In other words, the aforementioned perk of being able to get a "bargain" for certain purchases could turn into a loss if the cryptocurrency you use drops in value. Here's a hypothetical scenario. You load your card with 0.12 in BTC, which is currently $5,000. However, BTC has a bad week or month, and suddenly the value on that card is much less.

Crypto Debit Cards vs. Crypto Rewards Credit Cards

A crypto debit card is not the same thing as a crypto rewards credit card. As mentioned before, a crypto debit card is typically a preloaded card that operates like a regular debit card: you can use the money that's on there and it automatically deducts when you make a purchase.

However, a crypto rewards credit card is just a regular credit card that uses fiat money.

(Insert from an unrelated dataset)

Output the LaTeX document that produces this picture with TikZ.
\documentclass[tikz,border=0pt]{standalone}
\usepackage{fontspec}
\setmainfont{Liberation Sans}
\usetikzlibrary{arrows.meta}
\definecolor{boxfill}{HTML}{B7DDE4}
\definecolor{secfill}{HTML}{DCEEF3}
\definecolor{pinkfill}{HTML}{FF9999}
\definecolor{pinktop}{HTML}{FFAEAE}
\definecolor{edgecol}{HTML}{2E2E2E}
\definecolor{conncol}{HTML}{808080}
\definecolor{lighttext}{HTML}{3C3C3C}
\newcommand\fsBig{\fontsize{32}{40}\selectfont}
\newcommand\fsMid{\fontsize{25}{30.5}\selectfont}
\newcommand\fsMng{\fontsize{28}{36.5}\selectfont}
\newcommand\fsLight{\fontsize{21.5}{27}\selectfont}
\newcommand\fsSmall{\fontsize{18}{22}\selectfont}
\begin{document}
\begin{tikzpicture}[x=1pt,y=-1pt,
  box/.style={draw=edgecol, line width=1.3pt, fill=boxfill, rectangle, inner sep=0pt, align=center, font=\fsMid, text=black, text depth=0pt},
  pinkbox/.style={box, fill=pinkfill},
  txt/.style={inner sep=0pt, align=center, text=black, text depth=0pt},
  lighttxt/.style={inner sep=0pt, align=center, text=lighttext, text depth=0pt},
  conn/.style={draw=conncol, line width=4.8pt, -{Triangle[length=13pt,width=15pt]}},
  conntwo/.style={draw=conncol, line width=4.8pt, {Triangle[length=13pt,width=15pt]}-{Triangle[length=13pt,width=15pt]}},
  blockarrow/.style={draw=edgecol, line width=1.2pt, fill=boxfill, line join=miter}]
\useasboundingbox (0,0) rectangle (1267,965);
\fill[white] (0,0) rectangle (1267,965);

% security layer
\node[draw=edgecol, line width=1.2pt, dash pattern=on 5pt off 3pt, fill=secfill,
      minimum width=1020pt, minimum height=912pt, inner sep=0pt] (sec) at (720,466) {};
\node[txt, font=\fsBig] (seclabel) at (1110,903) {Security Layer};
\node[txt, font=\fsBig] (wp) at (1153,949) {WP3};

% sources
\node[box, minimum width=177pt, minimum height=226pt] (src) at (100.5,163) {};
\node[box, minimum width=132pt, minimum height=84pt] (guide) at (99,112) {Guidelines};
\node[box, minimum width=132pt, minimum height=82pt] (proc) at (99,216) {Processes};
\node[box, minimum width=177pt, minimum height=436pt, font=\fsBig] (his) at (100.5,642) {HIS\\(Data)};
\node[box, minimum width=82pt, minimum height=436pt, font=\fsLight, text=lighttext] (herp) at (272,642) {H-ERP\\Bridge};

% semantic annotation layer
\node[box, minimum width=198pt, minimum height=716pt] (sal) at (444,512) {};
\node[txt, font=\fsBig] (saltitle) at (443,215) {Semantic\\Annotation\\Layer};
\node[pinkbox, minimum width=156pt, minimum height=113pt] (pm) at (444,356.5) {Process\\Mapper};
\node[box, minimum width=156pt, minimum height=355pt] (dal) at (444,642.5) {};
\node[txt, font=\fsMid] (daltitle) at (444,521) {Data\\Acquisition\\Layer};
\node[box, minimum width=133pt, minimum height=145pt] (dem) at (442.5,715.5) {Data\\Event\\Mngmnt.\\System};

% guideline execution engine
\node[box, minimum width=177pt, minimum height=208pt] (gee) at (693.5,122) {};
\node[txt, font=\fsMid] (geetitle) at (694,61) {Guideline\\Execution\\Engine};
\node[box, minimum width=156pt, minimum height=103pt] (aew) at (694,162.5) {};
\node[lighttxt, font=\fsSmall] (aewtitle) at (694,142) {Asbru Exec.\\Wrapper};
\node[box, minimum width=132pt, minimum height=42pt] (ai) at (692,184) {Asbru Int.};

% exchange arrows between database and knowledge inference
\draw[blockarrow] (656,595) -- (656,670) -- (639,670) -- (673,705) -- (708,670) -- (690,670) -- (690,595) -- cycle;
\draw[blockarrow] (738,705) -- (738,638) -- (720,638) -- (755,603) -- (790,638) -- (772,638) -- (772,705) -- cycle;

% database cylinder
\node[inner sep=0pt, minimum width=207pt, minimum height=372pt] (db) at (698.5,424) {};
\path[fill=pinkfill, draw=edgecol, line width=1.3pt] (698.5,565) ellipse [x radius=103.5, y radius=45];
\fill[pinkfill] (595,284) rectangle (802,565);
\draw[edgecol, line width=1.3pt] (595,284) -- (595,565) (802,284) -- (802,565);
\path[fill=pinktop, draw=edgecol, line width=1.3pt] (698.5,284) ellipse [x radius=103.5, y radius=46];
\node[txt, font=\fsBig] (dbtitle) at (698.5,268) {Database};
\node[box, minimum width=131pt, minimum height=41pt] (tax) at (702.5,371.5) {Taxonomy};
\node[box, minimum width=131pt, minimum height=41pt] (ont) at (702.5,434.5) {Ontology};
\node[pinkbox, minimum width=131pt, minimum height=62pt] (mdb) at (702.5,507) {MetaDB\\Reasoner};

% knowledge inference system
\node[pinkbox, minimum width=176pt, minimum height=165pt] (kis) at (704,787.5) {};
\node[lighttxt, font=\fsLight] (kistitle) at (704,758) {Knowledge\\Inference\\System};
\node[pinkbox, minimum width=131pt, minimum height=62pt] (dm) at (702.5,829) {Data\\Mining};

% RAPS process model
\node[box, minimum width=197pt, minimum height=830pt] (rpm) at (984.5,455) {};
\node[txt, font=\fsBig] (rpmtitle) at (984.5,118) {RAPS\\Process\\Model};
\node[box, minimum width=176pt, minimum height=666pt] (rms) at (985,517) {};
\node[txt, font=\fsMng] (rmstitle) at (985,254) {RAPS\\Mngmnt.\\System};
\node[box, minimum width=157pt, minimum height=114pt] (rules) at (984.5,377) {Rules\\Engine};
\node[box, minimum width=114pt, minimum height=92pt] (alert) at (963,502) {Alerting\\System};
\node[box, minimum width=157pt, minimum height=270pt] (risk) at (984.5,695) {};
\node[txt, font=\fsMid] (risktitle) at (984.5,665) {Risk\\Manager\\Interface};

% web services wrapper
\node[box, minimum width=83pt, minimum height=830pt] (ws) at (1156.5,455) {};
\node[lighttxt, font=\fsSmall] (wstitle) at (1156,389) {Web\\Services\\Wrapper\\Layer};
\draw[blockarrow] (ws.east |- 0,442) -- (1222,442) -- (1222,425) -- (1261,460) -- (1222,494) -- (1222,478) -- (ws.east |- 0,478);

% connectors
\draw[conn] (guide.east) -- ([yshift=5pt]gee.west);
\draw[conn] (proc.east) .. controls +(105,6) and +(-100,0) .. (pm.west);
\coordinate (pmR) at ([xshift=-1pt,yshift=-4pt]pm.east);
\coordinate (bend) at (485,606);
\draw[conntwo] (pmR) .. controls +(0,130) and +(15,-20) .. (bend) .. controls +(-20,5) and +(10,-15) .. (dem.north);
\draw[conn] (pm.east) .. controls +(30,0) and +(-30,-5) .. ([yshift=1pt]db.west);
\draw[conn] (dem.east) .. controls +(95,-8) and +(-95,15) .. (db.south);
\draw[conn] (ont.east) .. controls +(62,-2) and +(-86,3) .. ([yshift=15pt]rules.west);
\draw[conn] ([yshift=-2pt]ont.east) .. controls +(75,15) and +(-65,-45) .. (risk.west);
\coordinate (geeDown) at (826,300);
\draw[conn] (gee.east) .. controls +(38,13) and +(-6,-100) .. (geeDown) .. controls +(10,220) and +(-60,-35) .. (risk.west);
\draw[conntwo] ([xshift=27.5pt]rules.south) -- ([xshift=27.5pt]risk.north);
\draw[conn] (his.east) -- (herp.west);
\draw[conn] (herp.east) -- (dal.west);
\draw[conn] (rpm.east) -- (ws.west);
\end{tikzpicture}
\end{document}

The only difference is that you can earn cryptocurrency for making purchases, just as you would with an airline mileage rewards card or traditional cash back card.

For example, many airline-based credit cards will offer you "30,000 bonus miles" for spending $3,000 in the first few months of having the card. Similarly, there are crypto credit cards that will give you hundreds of dollars in Bitcoin if you reach the purchase threshold.

You may even have a crypto rewards card without even realizing it. Venmo and Cash App, the popular money-sharing platforms, have introduced their own forms of crypto rewards. Cash App card users, for instance, can choose to receive crypto as part of their "boosts" reward system.

If you're considering a crypto rewards credit card, great. Just be sure to distinguish it from a crypto debit card.

Future of Crypto Debit Cards

Will we see a day when all transactions are done via cryptocurrency because it's the only currency that's even used? Maybe. But until that day, what is the viability of a crypto credit card over the next few years?

If the current rate of progress is any indicator, then the use of crypto debit cards will meteorically rise. Coinbase launched the first crypto debit card in 2015, and just seven years later there are hundreds of options and partnerships with major financial corporations like VISA.

Given what's transpired globally over the recent weeks, people around the world are looking for alternative safety nets when it comes to their finances. The Russian rouble (which has lost 20% of its value in just a month) is an example of how traditional, fiat currency can quickly falter under certain circumstances. Perhaps those currencies won't be considered "traditional" in the coming future.

An indicator that crypto debit cards really are here to stay is the surge of major industry players and companies seeking to kick down the door of the crypto card market. VISA certainly seized on the opportunity to become a facilitator of these transactions, but other popular financial institutions like PayPal, Venmo, Cash App, and Tesla are investing into crypto as well.

The only major hangup some experts foresee is increasing regulation of cryptocurrency by countries and their governments – or even outright bans. China completely banned cryptocurrency trading and mining last year, and eight other countries followed suit.

We can't predict the future or control how governments will regulate cryptocurrency. However, it's undeniable that cryptocurrency has a strong social sentiment and is growing ever-more popular in mainstream use. Crypto debit cards are a first step in demystifying cryptocurrency and integrating it into our daily lives.